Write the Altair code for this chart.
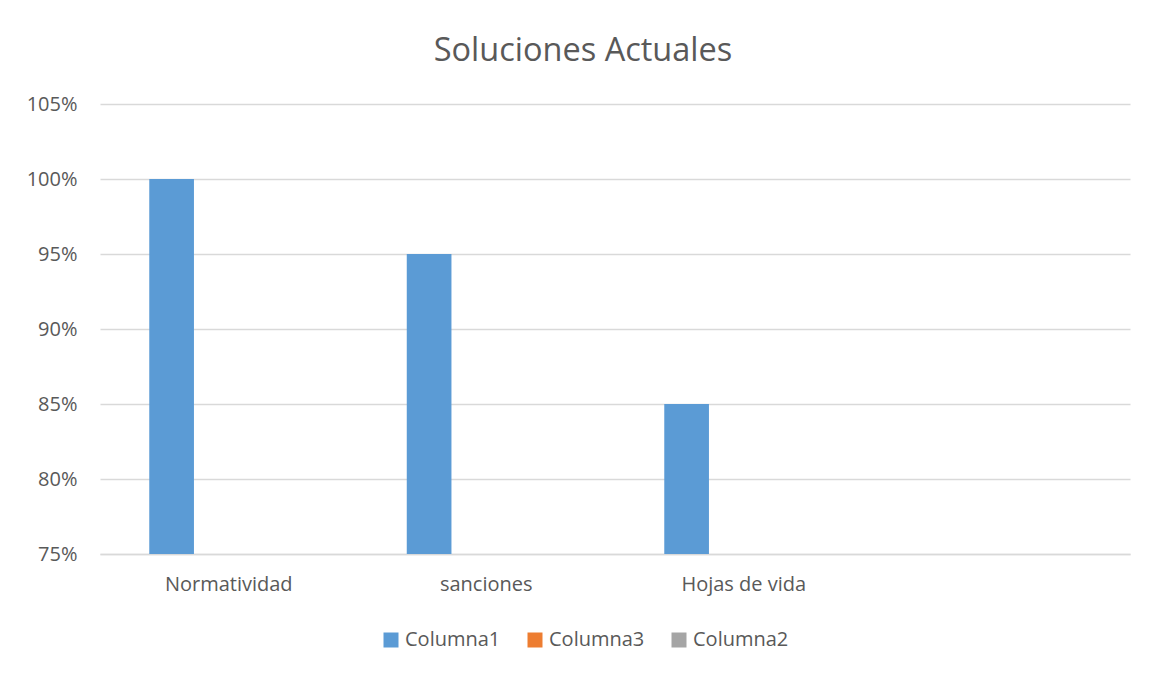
import altair as alt
import pandas as pd

categories = ["Normatividad", "sanciones", "Hojas de vida", ""]
series_names = ["Columna1", "Columna3", "Columna2"]
series_colors = ["#5B9BD5", "#ED7D31", "#A5A5A5"]
columna1 = [1.00, 0.95, 0.85]

df = pd.DataFrame({
    "categoria": categories[:3],
    "serie": ["Columna1"] * 3,
    "valor": columna1,
})

FONT = "Open Sans"
GRAY = "#595959"

bars = alt.Chart(df).mark_bar().encode(
    x=alt.X("categoria:N", sort=categories,
            scale=alt.Scale(domain=categories, paddingInner=0, paddingOuter=0),
            axis=alt.Axis(title=None, labelAngle=0, ticks=False, domain=True,
                          domainColor="#D9D9D9", domainWidth=1.3,
                          labelPadding=20, labelFontSize=20, labelColor=GRAY,
                          labelFont=FONT)),
    xOffset=alt.XOffset("serie:N",
                        scale=alt.Scale(domain=series_names, paddingInner=0.16,
                                        paddingOuter=1, align=0.463)),
    y=alt.Y("valor:Q",
            scale=alt.Scale(domain=[0.75, 1.05], zero=False, nice=False),
            axis=alt.Axis(title=None, format=".0%", values=[0.75, 0.80, 0.85, 0.90, 0.95, 1.00, 1.05],
                          grid=True, gridColor="#D9D9D9", gridWidth=1.3,
                          domain=False, ticks=False, labelPadding=23,
                          labelFontSize=20, labelColor=GRAY, labelFont=FONT)),
    y2=alt.datum(0.75),
    color=alt.Color("serie:N",
                    scale=alt.Scale(domain=series_names, range=series_colors),
                    legend=alt.Legend(title=None, orient="none", direction="horizontal",
                                      columns=3, legendX=281, legendY=526,
                                      symbolType="square", symbolSize=225,
                                      symbolStrokeWidth=0, labelFontSize=20,
                                      labelColor=GRAY, labelFont=FONT,
                                      columnPadding=24, labelOffset=4)),
)

chart = bars.properties(
    width=1030,
    height=450,
    background="white",
    autosize=alt.AutoSizeParams(type="none"),
    padding={"left": 92, "top": 96, "right": 13, "bottom": 100},
    title=alt.TitleParams("Soluciones Actuales", anchor="middle", frame="group",
                          dx=-32, offset=27, fontSize=32.5, fontWeight="normal",
                          font=FONT, color=GRAY),
).configure_view(strokeWidth=0)

chart.save("out.html", embed_options={"renderer": "svg", "actions": False})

### WHAT THE EXERCISE ASKS
Keep every word of the data as it is when you write it out, but drop the pictures.

### EXERCISE RESULT
Write the Altair code for this chart.
import altair as alt
import pandas as pd

categories = ["Normatividad", "sanciones", "Hojas de vida", ""]
series_names = ["Columna1", "Columna3", "Columna2"]
series_colors = ["#5B9BD5", "#ED7D31", "#A5A5A5"]
columna1 = [1.00, 0.95, 0.85]

df = pd.DataFrame({
    "categoria": categories[:3],
    "serie": ["Columna1"] * 3,
    "valor": columna1,
})

FONT = "Open Sans"
GRAY = "#595959"

bars = alt.Chart(df).mark_bar().encode(
    x=alt.X("categoria:N", sort=categories,
            scale=alt.Scale(domain=categories, paddingInner=0, paddingOuter=0),
            axis=alt.Axis(title=None, labelAngle=0, ticks=False, domain=True,
                          domainColor="#D9D9D9", domainWidth=1.3,
                          labelPadding=20, labelFontSize=20, labelColor=GRAY,
                          labelFont=FONT)),
    xOffset=alt.XOffset("serie:N",
                        scale=alt.Scale(domain=series_names, paddingInner=0.16,
                                        paddingOuter=1, align=0.463)),
    y=alt.Y("valor:Q",
            scale=alt.Scale(domain=[0.75, 1.05], zero=False, nice=False),
            axis=alt.Axis(title=None, format=".0%", values=[0.75, 0.80, 0.85, 0.90, 0.95, 1.00, 1.05],
                          grid=True, gridColor="#D9D9D9", gridWidth=1.3,
                          domain=False, ticks=False, labelPadding=23,
                          labelFontSize=20, labelColor=GRAY, labelFont=FONT)),
    y2=alt.datum(0.75),
    color=alt.Color("serie:N",
                    scale=alt.Scale(domain=series_names, range=series_colors),
                    legend=alt.Legend(title=None, orient="none", direction="horizontal",
                                      columns=3, legendX=281, legendY=526,
                                      symbolType="square", symbolSize=225,
                                      symbolStrokeWidth=0, labelFontSize=20,
                                      labelColor=GRAY, labelFont=FONT,
                                      columnPadding=24, labelOffset=4)),
)

chart = bars.properties(
    width=1030,
    height=450,
    background="white",
    autosize=alt.AutoSizeParams(type="none"),
    padding={"left": 92, "top": 96, "right": 13, "bottom": 100},
    title=alt.TitleParams("Soluciones Actuales", anchor="middle", frame="group",
                          dx=-32, offset=27, fontSize=32.5, fontWeight="normal",
                          font=FONT, color=GRAY),
).configure_view(strokeWidth=0)

chart.save("out.html", embed_options={"renderer": "svg", "actions": False})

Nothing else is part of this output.